El hambre es una constante en todas las sociedades históricas. Hoy, sin embargo, alcanza dimensiones vergonzosas y simplemente crueles. Revela una humanidad que ha perdido la compasión y la piedad. Erradicar el hambre es un imperativo humanístico, ético, social y ambiental. La condición previa más inmediata y posible, que debe ser puesta inmediatamente en práctica es un nuevo patrón de consumo.
La sociedad dominante es evidentemente consumista. Da centralidad al consumo privado, sin auto-límite, como objetivo de la propia sociedad y de la vida de las personas. Consume no sólo lo necesario, lo que es justificable, sino lo superfluo, lo que es cuestionable. Este consumismo sólo es posible porque las políticas económicas que producen los bienes superfluos son continuamente alimentadas, apoyadas y justificadas Gran parte de la producción se destina a generar aquello que en la realidad no precisamos para vivir decentemente.
Como se trata de lo superfluo, se recurre a mecanismos de propaganda, de marketing y de persuasión para inducir a las personas a consumir y a hacerlas creer que lo superfluo es necesario y que es una fuente secreta de felicidad.
Lo fundamental para este tipo de marketing es crear hábitos en los consumidores hasta que se cree en ellos una cultura consumista y una necesidad imperiosa de consumir. Se suscitan más y más necesidades artificiales y en función de ellas se monta el engranaje de la producción y de la distribución. Las necesidades son ilimitadas, por estar ancladas en el deseo que, por naturaleza, es ilimitado. Por esta razón, la producción tiende a ser también ilimitada. Surge entonces una sociedad, ya denunciada por Marx, marcada por fetiches, abarrotada de bienes superfluos, punteada de centros comerciales, verdaderos santuarios del consumo, con altares llenos de ídolos milagreros, pero ídolos al fin y al cabo; una sociedad insatisfecha y vacía porque nada la sacia. Por eso, el consumo es creciente y nervioso, sin que sepamos hasta cuándo la Tierra finita aguantará esta explotación infinita de sus recursos.

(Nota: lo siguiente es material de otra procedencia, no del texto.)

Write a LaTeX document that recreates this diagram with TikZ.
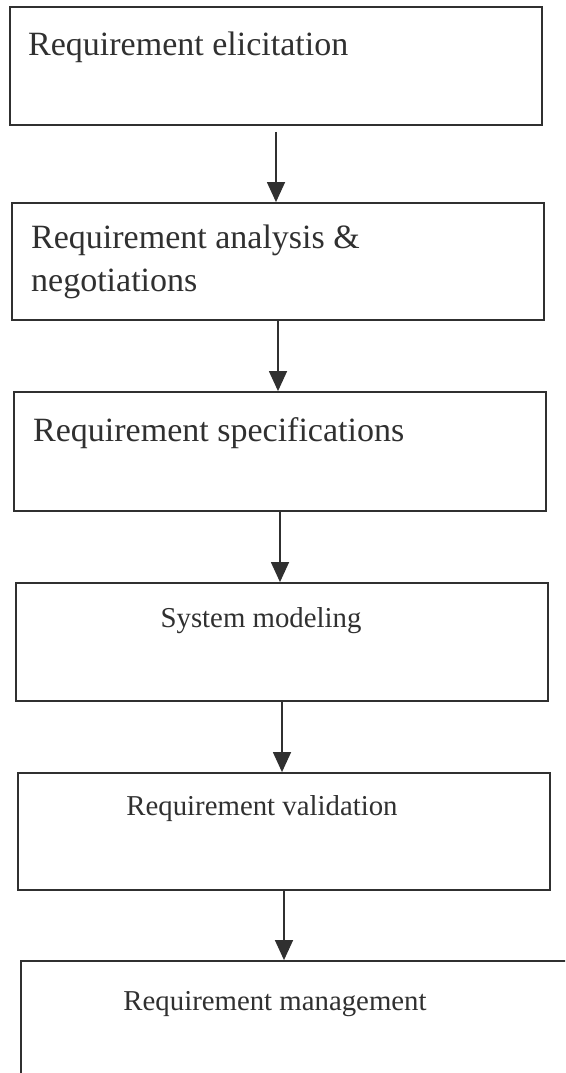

No causa sorpresa el hecho de que el presidente Bush convoque a la población a consumir más y más y así salvar la economía en crisis, lógico, a costa de la sostenibilidad del planeta y de sus ecosistemas. Contra eso, cabe recordar las palabras de Robert Kennedy el 18 de marzo de 1968: «No encontraremos un ideal para la nación ni una satisfacción personal en la mera acumulación ni en el mero consumo de bienes materiales. El PIB no contempla la belleza de nuestra poesía, ni la solidez de los valores familiares, no mide nuestro ingenio, ni nuestro valor, ni nuestra compasión, ni nuestro amor a la patria. Mide todo menos aquello que hace la vida verdaderamente digna de ser vivida». Tres meses después fue asesinado.
Para hacer frente al consumismo urge que seamos de modo consciente anticultura, en ejecicio. Hay que incorporar a la vida cotidiana las cuatro «erres» principales: reducir los objetos de consumo, reutilizar los que ya hemos usado, reciclar los productos dándoles otra finalidad, y finalmente, rechazar lo que el marketing, descarada o sutilmente, nos empuja a consumir.
Sin este espíritu de rebeldía consecuente contra todo tipo de manipulación del deseo y con la voluntad de seguir otros caminos dictados por la moderación, por la justa medida y por el consumo responsable y solidario, corremos el peligro de caer en las insidias del consumismo, aumentando el número de hambrientos y empobreciendo el planeta ya actualmente más y más devastado.